Imagine that you are asked to learn four different maps of equal size and complexity but each must be learned from a different spatial rendering condition. Your task is to learn each map and find the best route from a given start position to a pub which is equidistant from all four starting points. The first map you must learn the space by hearing what is around you (spatial auditory information). The second map you feel what is around you (haptic information). The third map you see what is around you (visual information). The fourth map you receive verbal descriptions of your surroundings (spatial language information). Assume that all four maps provide access to the requisite landmarks, distances, and turn angles to find the target and acquire metric and topological knowledge.
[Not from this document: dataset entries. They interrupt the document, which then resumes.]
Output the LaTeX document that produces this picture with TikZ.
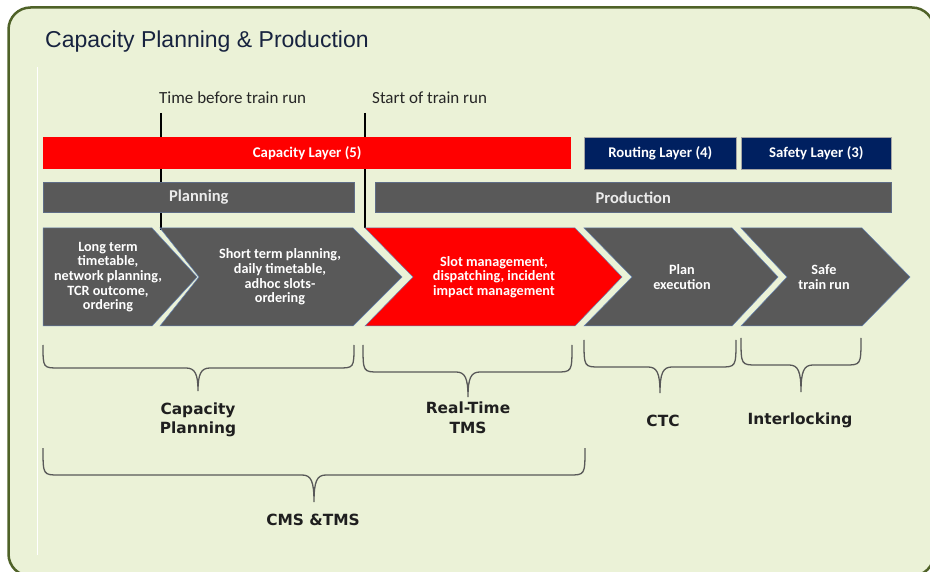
\documentclass[tikz,border=0pt]{standalone}
\usepackage{fontspec}
\setmainfont{Carlito}
\newfontfamily\titlefont{Liberation Sans}
\newfontfamily\bracefont{DejaVu Sans}
\usepackage{tikz}
\definecolor{framegreen}{HTML}{4F6228}
\definecolor{panel}{HTML}{EBF2D7}
\definecolor{capred}{HTML}{FF0000}
\definecolor{navy}{HTML}{002060}
\definecolor{slate}{HTML}{595959}
\definecolor{edgeblue}{HTML}{6482B4}
\definecolor{titleblue}{HTML}{17233F}
\tikzstyle{layer}=[anchor=north west,inner sep=0pt,minimum height=32pt,text=white,font=\bfseries\fontsize{14.8}{16}\selectfont]
\tikzstyle{phase}=[anchor=north west,inner sep=0pt,minimum height=30pt,fill=slate,draw=edgeblue!50!slate,line width=.6pt,text=white!92!black,font=\bfseries\fontsize{16.5}{18}\selectfont]
\tikzstyle{stagetext}=[align=center,inner sep=0pt,text=white,font=\bfseries\fontsize{14.2}{14.7}\selectfont]
\tikzstyle{marker}=[anchor=west,inner sep=0pt,text=black!85,font=\fontsize{17}{18}\selectfont]
\tikzstyle{curly}=[draw=slate,line width=1.3pt]
\tikzstyle{system}=[align=center,inner sep=0pt,text=black!88,font=\bracefont\bfseries\fontsize{15.4}{19.5}\selectfont]
% #1 left x, #2 notch depth, #3 top right x, #4 point x, #5 fill
\newcommand\chev[5]{%
  \filldraw[fill=#5,draw=edgeblue,line width=.5pt] (#1,228) -- (#3,228) -- (#4,277) -- (#3,326) -- (#1,326) -- (#1+#2,277) -- cycle;}
% #1 left x, #2 right x, #3 tip x, #4 top y, #5 arm y, #6 tip y
\newcommand\curly[6]{%
  \draw[curly] (#1,#4) .. controls (#1,#5) and (#1,#5) .. (#1+16,#5) -- (#3-12,#5)
    .. controls (#3-3,#5) and (#3,#5+6) .. (#3,#6)
    .. controls (#3,#5+6) and (#3+3,#5) .. (#3+12,#5) -- (#2-16,#5)
    .. controls (#2,#5) and (#2,#5) .. (#2,#4);}
\begin{document}
\begin{tikzpicture}[x=1pt,y=-1pt]
	\useasboundingbox (0,0) rectangle (930,572);
	\filldraw[fill=panel,draw=framegreen,line width=2.5pt,rounded corners=22pt] (8.5,7.5) rectangle (934,576);
	\draw[white,line width=1pt] (37,67) -- (37,555);
	\node[anchor=west,inner sep=0pt,text=titleblue,font=\titlefont\fontsize{23}{26}\selectfont] (title) at (45,42) {Capacity Planning \& Production};

	% time markers
	\coordinate (tb) at (161,113);
	\coordinate (ts) at (365,113);
	\node[marker] (before) at (159,98) {Time before train run};
	\node[marker] (start) at (372,98) {Start of train run};
	\draw[line width=2pt] (tb) -- ++(0,117);
	\draw[line width=2pt] (ts) -- ++(0,115);

	% layers
	\node[layer,fill=capred,minimum width=528pt] (caplayer) at (43,137) {Capacity Layer (5)};
	\node[layer,fill=navy,draw=gray!70,line width=.6pt,minimum width=152pt] (routing) at (584,137) {Routing Layer (4)};
	\node[layer,fill=navy,draw=gray!70,line width=.6pt,minimum width=150pt] (safety) at (741,137) {Safety Layer (3)};
	\node[phase,minimum width=311pt] (planning) at (43,182) {Planning};
	\node[phase,minimum width=516pt] (production) at (375,182) {Production};

	% process chain
	\chev{43}{0}{152}{197}{slate}
	\chev{160}{39}{353}{402}{slate}
	\chev{365}{48}{575}{622}{capred}
	\chev{584}{48}{732}{778}{slate}
	\chev{741}{46}{862}{910}{slate}
	\node[stagetext] (longterm) at (108,277) {Long term\\timetable,\\network planning,\\TCR outcome,\\ordering};
	\node[stagetext] (shortterm) at (280,277) {Short term planning,\\daily timetable,\\adhoc slots-\\ordering};
	\node[stagetext] (slot) at (494,277) {Slot management,\\dispatching, incident\\impact management};
	\node[stagetext] (execution) at (682,277) {Plan\\execution};
	\node[stagetext] (saferun) at (824,277) {Safe\\train run};

	% systems
	\curly{43}{354}{198}{345}{368}{391}
	\curly{363}{572}{468}{345}{372}{397}
	\curly{584}{736}{660}{340}{367}{393}
	\curly{741}{861}{801}{338}{365}{392}
	\curly{43}{585}{314}{448}{475}{502}
	\node[system] (capplan) at (198,420) {Capacity\\Planning};
	\node[system] (rttms) at (468,418) {Real-Time\\TMS};
	\node[system] (ctc) at (663,421) {CTC};
	\node[system] (ilock) at (800,420) {Interlocking};
	\node[system] (cmstms) at (313,520) {CMS \&TMS};
\end{tikzpicture}
\end{document}
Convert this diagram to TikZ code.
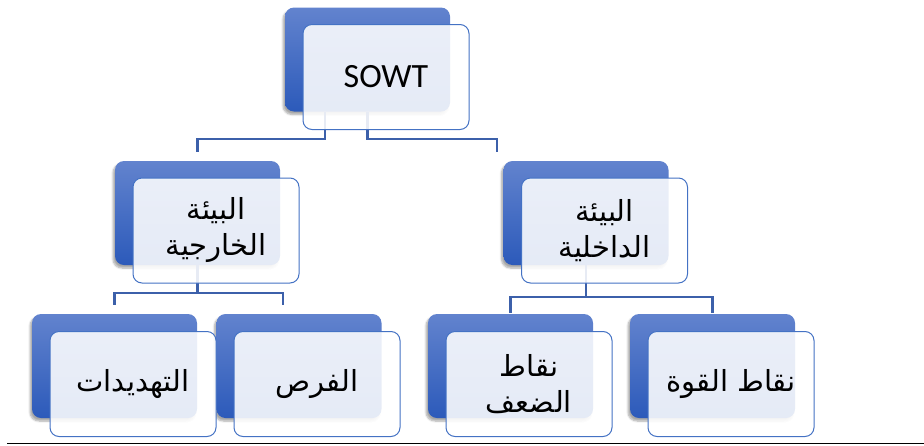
\documentclass[tikz,border=0pt]{standalone}
\usepackage{fontspec}
\setmainfont{Carlito}
\newfontfamily\arabicfont[Script=Arabic]{DejaVu Sans}
\TeXXeTstate=1
\usetikzlibrary{shadows.blur}
\definecolor{bluetop}{RGB}{98,131,206}
\definecolor{bluebot}{RGB}{44,90,186}
\definecolor{edgeblue}{RGB}{68,114,196}
\definecolor{connblue}{RGB}{60,96,170}
\tikzset{
  bluebox/.style={rounded corners=9pt, minimum width=165pt, minimum height=104pt,
    top color=bluetop, bottom color=bluebot, draw=none,
    blur shadow={shadow xshift=-2pt, shadow yshift=-3pt, shadow opacity=35, shadow blur steps=6}},
  whitebox/.style={rounded corners=9pt, minimum width=166pt, minimum height=105pt,
    draw=edgeblue, line width=1pt, fill=white, fill opacity=0.88, text opacity=1,
    align=center, inner sep=0pt},
  conn/.style={draw=connblue, line width=2.4pt},
  artext/.style={font=\arabicfont\fontsize{29}{36}\selectfont},
  latext/.style={font=\fontsize{34}{40}\selectfont}
}
\begin{document}
\begin{tikzpicture}[x=1pt,y=-1pt]
\useasboundingbox (0,0) rectangle (924,445);
% blue back boxes
\node[bluebox] (b0) at (367.5,59.5) {};
\node[bluebox] (b1) at (197.5,213) {};
\node[bluebox] (b2) at (586,213) {};
\node[bluebox] (b3) at (114.5,366) {};
\node[bluebox] (b4) at (299,366) {};
\node[bluebox] (b5) at (510.5,366) {};
\node[bluebox] (b6) at (712.5,366) {};
% connectors
\draw[conn] ([xshift=-42.5pt]b0.south) -- ++(0,27) -| ([yshift=9pt]b1.north);
\draw[conn] (b0.south) -- ++(0,27) -| ([xshift=-89pt,yshift=9pt]b2.north);
\draw[conn] (b1.south) -- ++(0,28) coordinate (j1);
\draw[conn] ([yshift=9pt]b3.north) |- (j1) -| ([xshift=-16pt,yshift=9pt]b4.north);
\draw[conn] (b2.south) -- ++(0,32) coordinate (j2);
\draw[conn] ([yshift=1pt]b5.north) |- (j2) -| ([yshift=1pt]b6.north);
% front boxes
\node[whitebox,latext] (w0) at (386,77) {SOWT};
\node[whitebox,artext] (w1) at (216,230.5) {\beginR البيئة\endR\\\beginR الخارجية\endR};
\node[whitebox,artext] (w2) at (604.5,230.5) {\beginR البيئة\endR\\\beginR الداخلية\endR};
\node[whitebox,artext] (w3) at (133,384) {\beginR التهديدات\endR};
\node[whitebox,artext] (w4) at (317,384) {\beginR الفرص\endR};
\node[whitebox,artext] (w5) at (529,384) {\beginR نقاط\endR\\\beginR الضعف\endR};
\node[whitebox,artext] (w6) at (731,384) {\beginR نقاط القوة\endR};
% bottom rule
\coordinate (r0) at (7,443.5);
\coordinate (r1) at (924,443.5);
\draw[line width=1.6pt] (r0) -- (r1);
\end{tikzpicture}
\end{document}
Do you think that you would be able to find the route and learn the map equally well from each of the four presentation modes? Would you use the same exploratory strategies for each? Would your mental representation of the map be based on the modality used at learning (e.g., audition, touch, vision, or language) or would it be independent of sensory-specific information (e.g., based on amodal spatial information)?  If you believe there is a fundamental difference between inputs, what is the critical information that is, or is not, available between the conditions? Could inputs that poorly convey this critical information be “augmented” or “supplemented” such that their information content would be as useful as others for supporting spatial behaviors? Thinking beyond this map example, do you think parameters like scale (large or small scale spaces), environment type (indoor or outdoor spaces), or information content (quantity and complexity of the space) effects its learnability, memorability, or navigability as a function of the input modality? Such questions are at the heart of much of our research in the lab. We use various techniques to address these issues, including psychophysical, cognitive, and usability paradigms incorporating physical, virtual, augmented, and mixed reality environments.

In a recent project similar in spirit to the hypothetical map example discussed above, we found that almost all participants subjectively reported that learning a map using vision was significantly easier and more natural than hearing verbal descriptions or feeling a tactile rendering of the space. One might reasonably conclude from this intuition that their learning would not be the same for maps rendered from these three inputs and that visual apprehension should yield the best test performance. Interestingly, even when people self-reported that they did badly using non-visual modes of environmental access, their data didn’t “agree”. Indeed, our findings from this research demonstrated that their test performance on wayfinding tasks was almost identical between all three conditions, suggesting the building up and accessing of functionally equivalent cognitive maps. These results are consistent with various other multimodal projects showing similar findings—people may be unfamiliar with spatial tasks performed without vision, and often doubt their abilities and accuracy, but in actuality, they are quite adept at using these information sources for carrying out all matter of tasks in an equivalent manner to vision (see the Functional Equivalence section for a discussion).